In practical terms, this means the parts of your document that need to run the same way every time stop being prose and start being structured data, and the steps that need to actually happen stop being scripts the AI reads and start being functions a runtime calls. A field called status with allowed values draft, ready, published is a contract a validator can enforce. A sentence that says “make sure the status is set correctly” is an instruction the AI will paraphrase. The first cannot drift. The second always will.

This is what Machine Experience calls separating the audiences. The same document can carry narrative for humans and structure for machines, but the machine-actionable parts are not buried in the prose, and they are not executed by the model that reads them.

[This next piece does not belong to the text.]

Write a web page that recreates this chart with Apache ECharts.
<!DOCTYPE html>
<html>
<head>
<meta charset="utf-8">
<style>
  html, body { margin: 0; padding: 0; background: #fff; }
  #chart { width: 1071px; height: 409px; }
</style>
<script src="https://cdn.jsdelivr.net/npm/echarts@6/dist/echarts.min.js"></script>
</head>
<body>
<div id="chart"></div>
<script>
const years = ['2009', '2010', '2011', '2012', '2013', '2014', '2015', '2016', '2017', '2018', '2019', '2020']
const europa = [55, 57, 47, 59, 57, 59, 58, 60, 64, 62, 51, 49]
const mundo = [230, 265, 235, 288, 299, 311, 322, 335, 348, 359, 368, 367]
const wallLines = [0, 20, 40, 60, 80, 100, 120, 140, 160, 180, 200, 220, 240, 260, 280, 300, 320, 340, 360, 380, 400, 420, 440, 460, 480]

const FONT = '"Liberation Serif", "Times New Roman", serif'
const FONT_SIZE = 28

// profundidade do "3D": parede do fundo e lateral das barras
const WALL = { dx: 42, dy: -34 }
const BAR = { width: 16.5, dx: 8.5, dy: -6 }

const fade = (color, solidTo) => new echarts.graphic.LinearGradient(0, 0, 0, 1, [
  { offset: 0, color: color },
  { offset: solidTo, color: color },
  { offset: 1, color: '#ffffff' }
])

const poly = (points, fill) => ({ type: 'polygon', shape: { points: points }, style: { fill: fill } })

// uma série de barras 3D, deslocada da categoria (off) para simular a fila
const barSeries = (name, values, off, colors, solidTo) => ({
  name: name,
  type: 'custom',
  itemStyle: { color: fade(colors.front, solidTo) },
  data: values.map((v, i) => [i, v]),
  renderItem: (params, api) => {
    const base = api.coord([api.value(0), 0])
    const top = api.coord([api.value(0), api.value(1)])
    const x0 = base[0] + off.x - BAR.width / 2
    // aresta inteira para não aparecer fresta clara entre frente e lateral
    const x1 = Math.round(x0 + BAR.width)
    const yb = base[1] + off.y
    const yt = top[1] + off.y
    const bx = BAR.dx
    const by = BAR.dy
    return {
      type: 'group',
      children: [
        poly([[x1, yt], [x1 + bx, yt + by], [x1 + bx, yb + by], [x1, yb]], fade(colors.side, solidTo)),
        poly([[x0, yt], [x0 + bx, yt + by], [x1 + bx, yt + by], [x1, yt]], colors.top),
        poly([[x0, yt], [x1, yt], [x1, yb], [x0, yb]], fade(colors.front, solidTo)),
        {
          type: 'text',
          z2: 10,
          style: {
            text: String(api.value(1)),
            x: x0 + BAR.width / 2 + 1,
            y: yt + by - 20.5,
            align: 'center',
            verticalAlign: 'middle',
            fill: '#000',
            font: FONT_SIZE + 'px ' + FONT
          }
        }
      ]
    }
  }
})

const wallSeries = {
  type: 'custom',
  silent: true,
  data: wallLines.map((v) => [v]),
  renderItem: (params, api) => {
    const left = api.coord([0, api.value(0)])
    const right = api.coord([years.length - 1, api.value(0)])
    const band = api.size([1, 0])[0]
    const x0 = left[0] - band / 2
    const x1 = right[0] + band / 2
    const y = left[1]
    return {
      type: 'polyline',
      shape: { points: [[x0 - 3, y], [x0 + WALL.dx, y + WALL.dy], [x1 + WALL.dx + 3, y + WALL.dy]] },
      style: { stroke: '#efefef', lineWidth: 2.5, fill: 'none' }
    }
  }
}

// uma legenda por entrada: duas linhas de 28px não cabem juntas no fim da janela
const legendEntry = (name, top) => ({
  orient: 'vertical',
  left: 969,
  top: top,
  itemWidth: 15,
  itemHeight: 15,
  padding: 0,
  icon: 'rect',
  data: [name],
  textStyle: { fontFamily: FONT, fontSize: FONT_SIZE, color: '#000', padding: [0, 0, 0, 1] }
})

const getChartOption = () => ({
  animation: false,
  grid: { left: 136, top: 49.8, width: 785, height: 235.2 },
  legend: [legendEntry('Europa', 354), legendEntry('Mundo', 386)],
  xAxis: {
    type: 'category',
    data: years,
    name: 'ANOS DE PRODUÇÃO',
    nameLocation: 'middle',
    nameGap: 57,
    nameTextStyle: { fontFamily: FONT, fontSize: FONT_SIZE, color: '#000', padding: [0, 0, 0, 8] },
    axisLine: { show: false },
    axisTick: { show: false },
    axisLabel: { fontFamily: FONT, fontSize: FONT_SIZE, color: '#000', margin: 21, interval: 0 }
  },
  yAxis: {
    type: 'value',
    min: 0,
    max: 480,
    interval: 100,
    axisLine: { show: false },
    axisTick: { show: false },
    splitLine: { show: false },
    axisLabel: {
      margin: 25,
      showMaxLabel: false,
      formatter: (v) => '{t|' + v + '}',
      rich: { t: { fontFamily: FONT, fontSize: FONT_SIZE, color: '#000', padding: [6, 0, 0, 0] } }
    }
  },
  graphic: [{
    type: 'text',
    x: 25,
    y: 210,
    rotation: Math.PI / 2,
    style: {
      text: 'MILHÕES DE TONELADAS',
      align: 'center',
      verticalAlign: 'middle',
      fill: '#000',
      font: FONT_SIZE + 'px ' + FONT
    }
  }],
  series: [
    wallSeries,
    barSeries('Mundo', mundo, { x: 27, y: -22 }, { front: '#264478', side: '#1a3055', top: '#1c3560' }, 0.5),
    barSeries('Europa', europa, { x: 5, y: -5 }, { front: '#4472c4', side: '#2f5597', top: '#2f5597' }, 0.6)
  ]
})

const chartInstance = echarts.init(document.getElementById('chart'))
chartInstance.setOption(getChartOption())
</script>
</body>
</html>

They are declared explicitly, validated independently, and only then accepted as done.

What this looks like in your business

You don’t need to learn YAML to act on this. You need to ask one question of every AI workflow you currently rely on: which parts of this need to be the same every time, and which parts benefit from fresh judgement?

The parts that need to be the same, the schema of an invoice, the required fields on a customer record, the allowed values in a dropdown, the steps in a regulated process, should not be written as instructions to an AI. They should be expressed as structure the AI is required to satisfy, with a check that runs before the work is accepted. That check is cheap. It is the difference between an agent that mostly works and an agent you can put your name to.

The parts that benefit from judgement, the wording of a customer reply, the framing of a recommendation, the tone of an internal note, are exactly where AI earns its place. Leave those in prose. Let the model interpret. That’s the work it’s good at.

The mistake is mixing the two and hoping for the best. The fix is to decide, deliberately, which is which.

Where this is going

The agencies and platforms that are quietly winning with AI right now are not the ones with the cleverest prompts. They are the ones who have understood that an AI agent is a runtime, and a runtime needs contracts. They are building artefacts that carry their own rules, what’s required, what’s allowed, what counts as done, so that any agent picking up the work has nothing to guess at.

The next twelve months will sort businesses into two groups. One will keep adding words to prompts and wondering why the output drifts. The other will start treating their machine-readable artefacts as first-class assets, designed for the audience that actually consumes them.

If you take one thing from this: the question is not how do I prompt the AI better. The question is what am I handing the AI, and is it a contract or a suggestion?